- Born: Linda Joy Svoboda Allen
- Education: College of St. Scholastica, bachelor's; University of Tennessee, master's and doctorate;
- Occupations: Mathematician and mathematical biologist
- Employer: Texas Tech University

= Linda J. S. Allen =

American mathematician and mathematical biologist

Linda Joy Svoboda Allen is an American mathematician and mathematical biologist, the Paul Whitfield Horn Professor of Mathematics and Statistics at Texas Tech University.

==Education and career==
Allen earned a bachelor's degree in mathematics in 1975 from the College of St.
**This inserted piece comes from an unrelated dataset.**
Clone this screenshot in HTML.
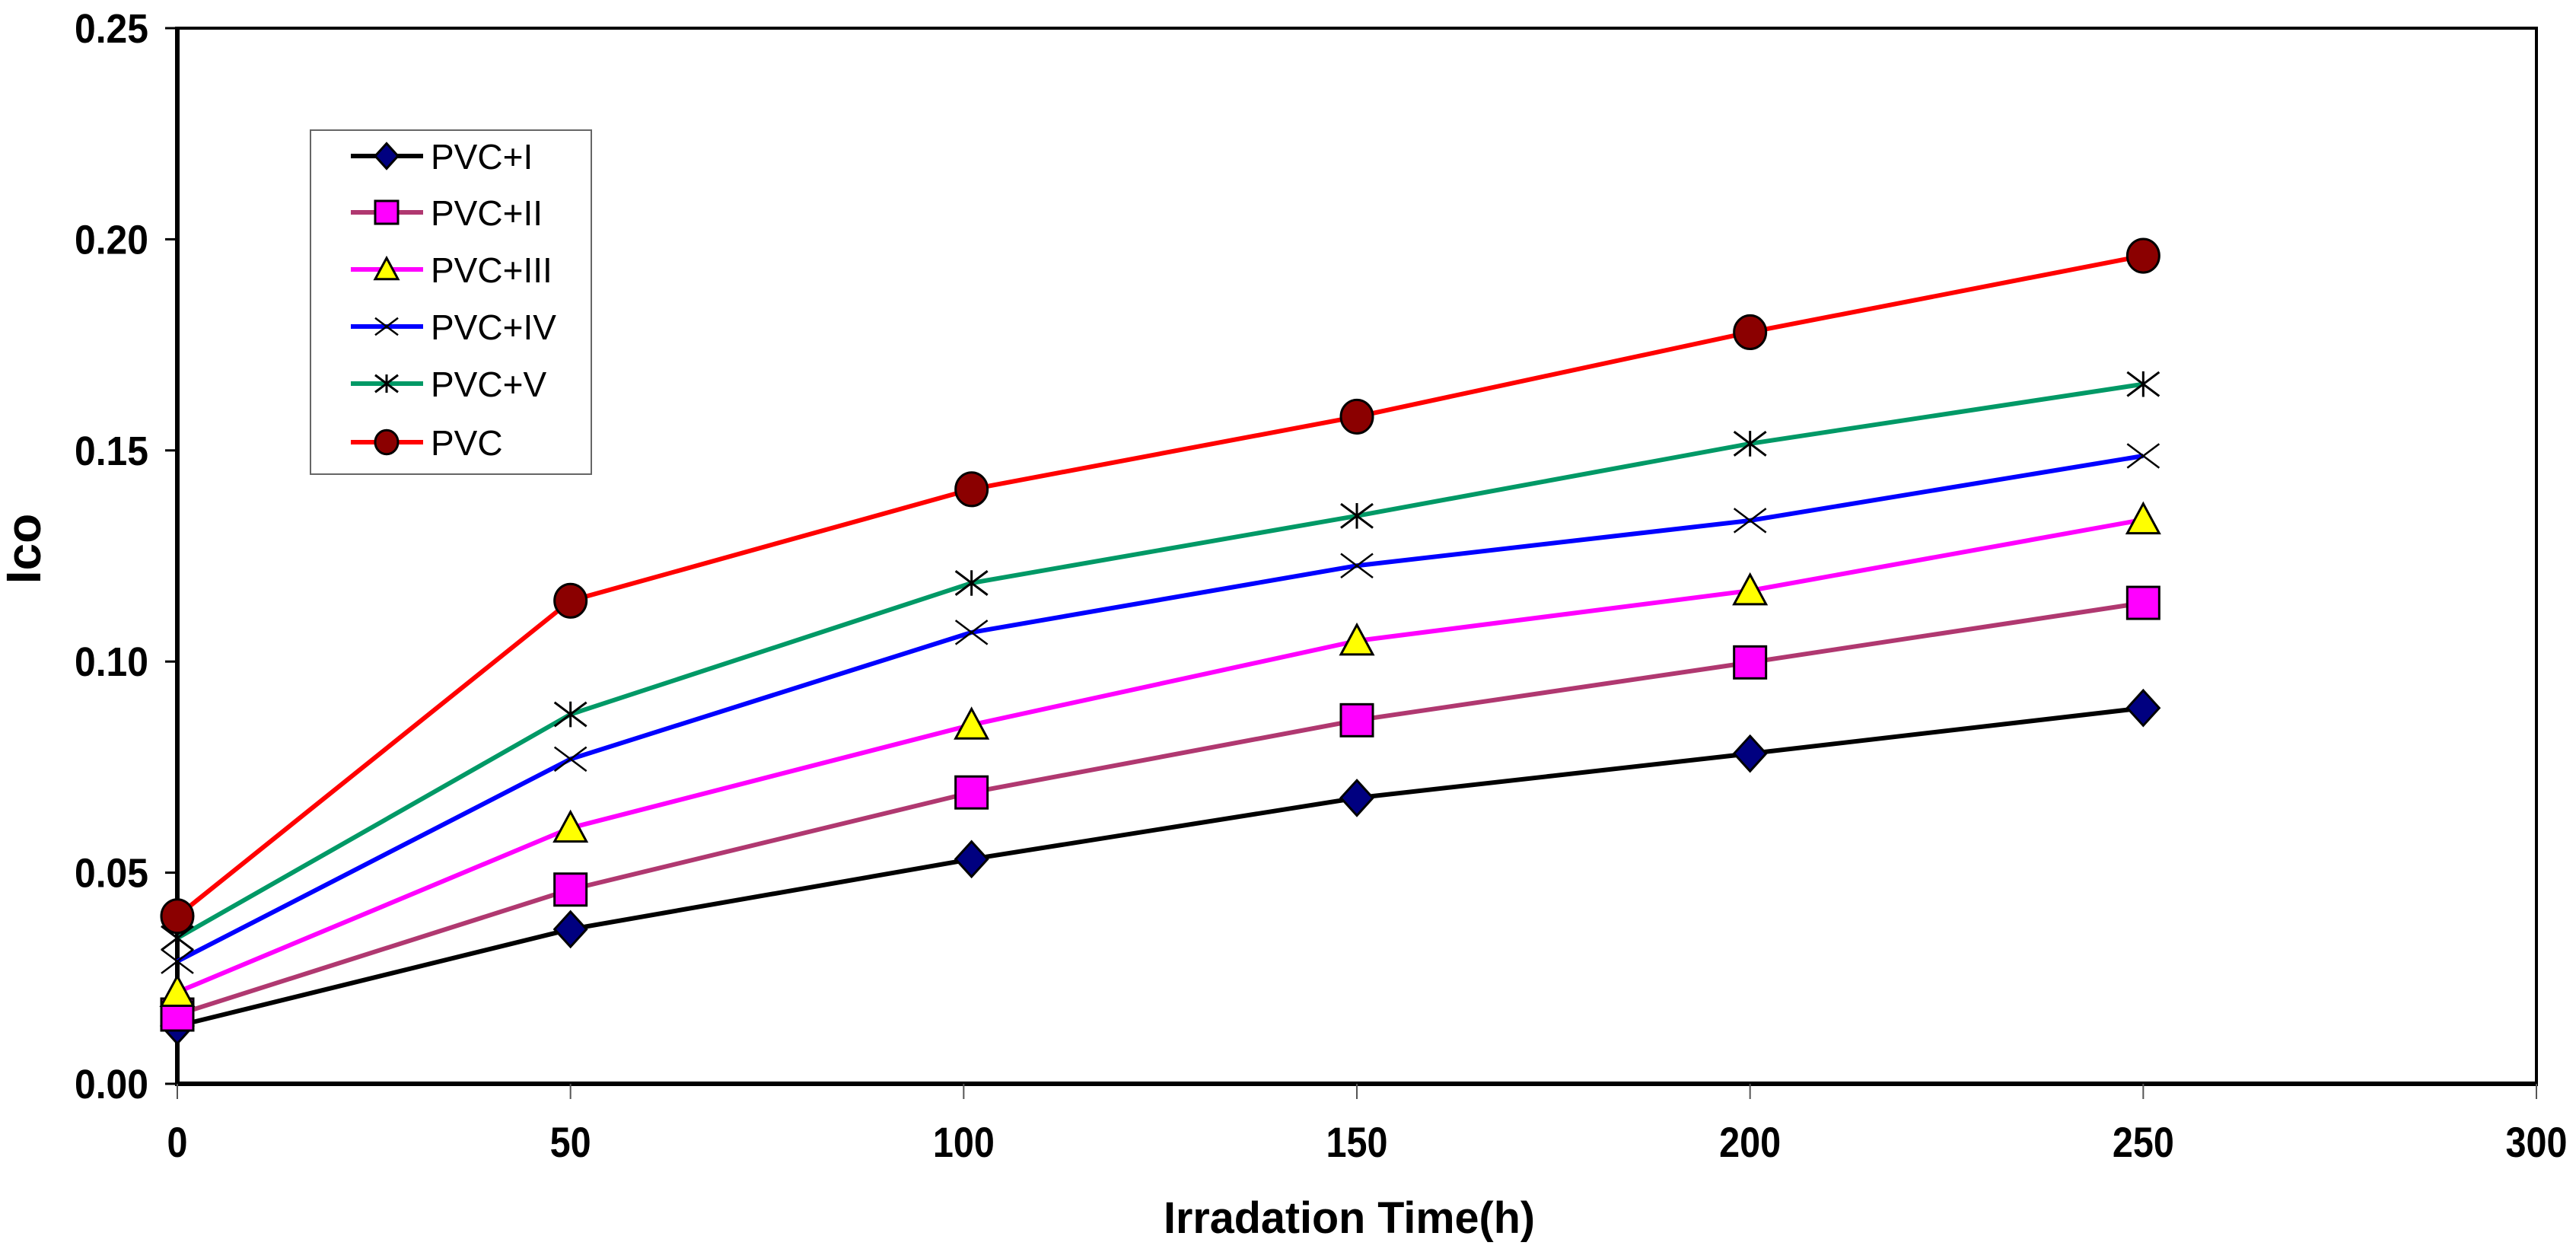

Scholastica, and a master's degree in 1978 and doctorate in 1978 from the University of Tennessee. Her dissertation, Applications of Differential Inequalities to Persistence and Extinction Problems for Reaction-Diffusion Systems, was supervised by Thomas G. Hallam.
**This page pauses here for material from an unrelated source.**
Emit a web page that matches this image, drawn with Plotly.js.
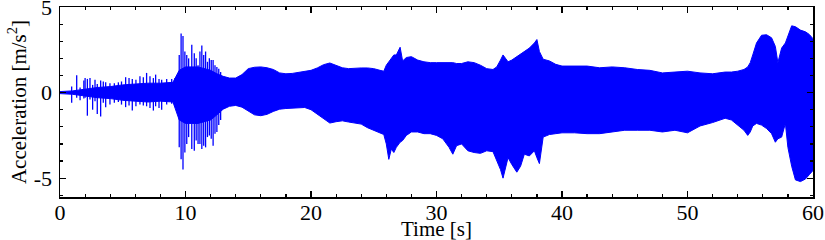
<!DOCTYPE html>
<html>
<head>
<meta charset="utf-8">
<script src="https://cdn.plot.ly/plotly-3.0.1.min.js"></script>
<style>html,body{margin:0;padding:0;background:#fff;}#chart{width:825px;height:240px;}</style>
</head>
<body>
<div id="chart"></div>
<script>
// Envelope of the dense acceleration signal (time in s, values in m/s^2)
const envT = [0,1,2,3,4,5,6,7,8,9,9.5,10,11,12,12.5,13,13.5,14,14.5,15,15.5,16,16.5,17,17.5,18,18.5,19,19.5,20,20.5,21,21.5,22,22.5,23,23.5,24,24.5,25,25.5,25.8,26,26.2,26.4,26.6,26.8,27,27.1,27.3,27.6,28,28.5,29,29.5,30,30.5,31,31.3,31.6,32,32.5,33,33.5,34,34.5,34.8,35.1,35.3,35.5,35.7,36,36.4,36.7,37,37.4,37.8,38,38.2,38.5,39,39.5,40,41,42,43,44,45,46,47,48,49,50,51,52,53,53.5,54,54.5,54.8,55,55.2,55.5,55.9,56.3,56.7,57,57.2,57.5,57.8,58,58.3,58.6,59,59.4,59.7,60];
const envUpper = [0.06,0.1,0.2,0.3,0.35,0.45,0.5,0.55,0.55,0.6,1.3,1.5,1.5,1.3,1.1,0.95,0.85,0.85,1.05,1.4,1.48,1.5,1.45,1.35,1.15,1.1,1.12,1.17,1.22,1.3,1.44,1.63,1.73,1.6,1.45,1.4,1.44,1.44,1.44,1.4,1.3,1.25,1.6,1.8,2.0,2.2,2.2,2.55,2.65,1.85,2.05,2.1,1.9,1.8,1.75,1.75,1.75,1.75,1.75,1.7,1.7,1.8,1.75,1.6,1.4,1.35,1.5,1.9,2.2,2.0,1.8,1.9,2.1,2.2,2.4,2.6,2.9,3.1,2.4,1.95,1.85,1.65,1.55,1.55,1.55,1.45,1.5,1.45,1.35,1.3,1.15,1.2,1.25,1.15,1.1,1.2,1.2,1.25,1.35,1.5,1.75,2.2,2.9,3.35,3.38,3.2,2.7,1.75,2.6,2.9,3.3,3.9,3.85,3.65,3.55,3.4,3.15];
const envLower = [-0.06,-0.1,-0.2,-0.3,-0.35,-0.45,-0.5,-0.55,-0.5,-0.55,-1.6,-1.8,-1.8,-1.6,-1.3,-0.97,-0.8,-0.75,-0.85,-1.1,-1.3,-1.35,-1.27,-1.1,-0.97,-0.93,-0.9,-0.87,-0.87,-1.0,-1.25,-1.55,-1.78,-1.7,-1.65,-1.72,-1.8,-1.84,-2.05,-2.2,-2.35,-2.45,-3.0,-3.9,-3.3,-3.5,-3.2,-3.0,-2.9,-2.8,-2.5,-2.3,-2.3,-2.4,-2.4,-2.5,-2.7,-3.2,-3.6,-3.1,-3.0,-3.4,-3.5,-3.55,-3.4,-3.45,-3.95,-4.5,-5.0,-4.3,-3.8,-4.2,-4.65,-4.3,-3.6,-3.7,-3.4,-3.8,-4.15,-2.6,-2.45,-2.4,-2.35,-2.35,-2.4,-2.4,-2.3,-2.2,-2.2,-2.2,-2.3,-2.2,-2.35,-1.95,-1.75,-1.5,-1.6,-1.9,-2.2,-2.5,-2.3,-1.95,-1.8,-1.9,-2.1,-2.4,-2.9,-2.7,-2.6,-1.8,-3.2,-4.3,-5.1,-5.2,-5.05,-4.8,-4.55];

// Individual spikes standing out of the band during the first ~13 s
const spikeT  = [0.93,1.33,1.6,1.9,2.0,2.18,2.39,2.6,2.79,2.97,3.24,3.45,3.64,3.98,4.33,4.65,4.9,5.23,5.5,5.76,6.05,6.37,6.64,6.9,7.17,7.44,7.62,7.89,8.1,8.5,8.9,9.16,9.5,9.65,9.8,9.95,10.1,10.25,10.5,10.7,10.85,11.0,11.15,11.3,11.45,11.6,11.75,11.9,12.05,12.2,12.35,12.5,12.65,12.8];
const spikeHi = [0.35,1.02,0.3,0.7,0.85,0.8,0.85,0.45,0.75,0.5,0.7,0.65,0.6,0.55,0.55,0.6,0.65,0.9,0.85,0.8,0.75,0.95,0.9,1.15,0.95,0.85,1.05,0.8,0.75,0.8,0.8,0.85,2.2,3.45,3.3,2.4,2.2,2.0,2.8,2.3,2.0,1.6,2.4,2.75,2.2,2.4,1.8,2.0,1.9,1.9,1.6,1.5,1.4,1.2];
const spikeLo = [-0.6,-0.3,-0.45,-0.35,-0.3,-1.35,-0.4,-1.0,-0.5,-1.25,-1.4,-0.6,-0.85,-0.7,-0.6,-0.55,-0.7,-0.85,-0.75,-1.05,-0.8,-0.7,-0.75,-0.8,-0.9,-1.05,-0.8,-0.9,-1.0,-0.7,-0.65,-0.8,-3.2,-3.9,-4.5,-3.5,-3.0,-2.6,-3.3,-3.4,-2.8,-3.0,-3.0,-3.3,-3.1,-3.2,-2.6,-2.5,-2.7,-3.1,-2.4,-2.3,-1.9,-1.6];

const xTickVals = [0,10,20,30,40,50,60];
const xTickText = ['0','10','20','30','40','50','60'];
const yTickVals = [-5,0,5];
const yTickText = ['-5','0','5'];
const xTitle = 'Time [s]';
const yTitle = 'Acceleration [m/s<sup>2</sup>]';

const BLUE = 'rgb(0,0,255)';
const sx = [], sy = [];
for (let i = 0; i < spikeT.length; i++) {
  sx.push(spikeT[i], spikeT[i], null);
  sy.push(spikeHi[i], spikeLo[i], null);
}

const traces = [
  {x: envT, y: envUpper, type: 'scatter', mode: 'lines', line: {color: BLUE, width: 1}, hoverinfo: 'skip', showlegend: false},
  {x: envT, y: envLower, type: 'scatter', mode: 'lines', fill: 'tonexty', fillcolor: BLUE, line: {color: BLUE, width: 1}, hoverinfo: 'skip', showlegend: false},
  {x: sx, y: sy, type: 'scatter', mode: 'lines', line: {color: BLUE, width: 1.3}, hoverinfo: 'skip', showlegend: false, connectgaps: false}
];

const FAMILY = 'Liberation Serif, Times New Roman, serif';
const tickFont = {family: FAMILY, size: 22, color: '#000'};
const titleFont = {family: FAMILY, size: 21, color: '#000'};
const layout = {
  width: 825, height: 240,
  margin: {l: 60, r: 12, t: 7, b: 43, pad: 0},
  paper_bgcolor: '#fff', plot_bgcolor: '#fff',
  showlegend: false,
  xaxis: {
    range: [0, 60], tickvals: xTickVals, ticktext: xTickText,
    ticks: 'inside', ticklen: 6, tickwidth: 1.2, tickcolor: '#000',
    minor: {dtick: 2, tick0: 0, ticks: 'inside', ticklen: 3, tickcolor: '#000', showgrid: false},
    showline: true, linecolor: '#000', linewidth: 1.5, mirror: 'ticks',
    showgrid: false, zeroline: false, tickfont: tickFont, ticklabelstandoff: -5,
    ticklabeloverflow: 'allow'
  },
  yaxis: {
    range: [-6.1, 5.001], tickvals: yTickVals, ticktext: yTickText,
    ticks: 'inside', ticklen: 6, tickwidth: 1.2, tickcolor: '#000',
    minor: {dtick: 1, tick0: 0, ticks: 'inside', ticklen: 3, tickcolor: '#000', showgrid: false},
    showline: true, linecolor: '#000', linewidth: 1.5, mirror: 'ticks',
    showgrid: false, zeroline: false, tickfont: tickFont, ticklabelstandoff: 2,
    ticklabeloverflow: 'allow',
    title: {text: yTitle, font: titleFont, standoff: 1}
  },
  annotations: [{
    text: xTitle, xref: 'paper', yref: 'paper', x: 0.5, y: -0.166,
    xanchor: 'center', yanchor: 'middle', showarrow: false, font: titleFont
  }]
};

Plotly.newPlot('chart', traces, layout, {staticPlot: true, displayModeBar: false});
</script>
</body>
</html>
After working as a visiting assistant professor at the University of Tennessee, she joined the faculty of the University of North Carolina at Asheville in 1982, and then moved to Texas Tech in 1985.

==Recognition==
In 2015 the Association for Women in Mathematics and Society for Industrial and Applied Mathematics (SIAM) honored her as their AWM-SIAM Sonia Kovalevsky Lecturer "for outstanding contributions in ordinary differential equations, difference equations and stochastic models, with significant applications in the areas of infectious diseases and ecology". In 2016 she became a SIAM Fellow.

==Books==
Allen is the author of three books:
- An Introduction to Stochastic Processes with Applications to Biology (Pearson, 2003; 2nd ed., 2011)
- An Introduction to Mathematical Biology (Prentice Hall, 2007)
- Stochastic Population and Epidemic Models: Persistence and Extinction (Springer, 2015).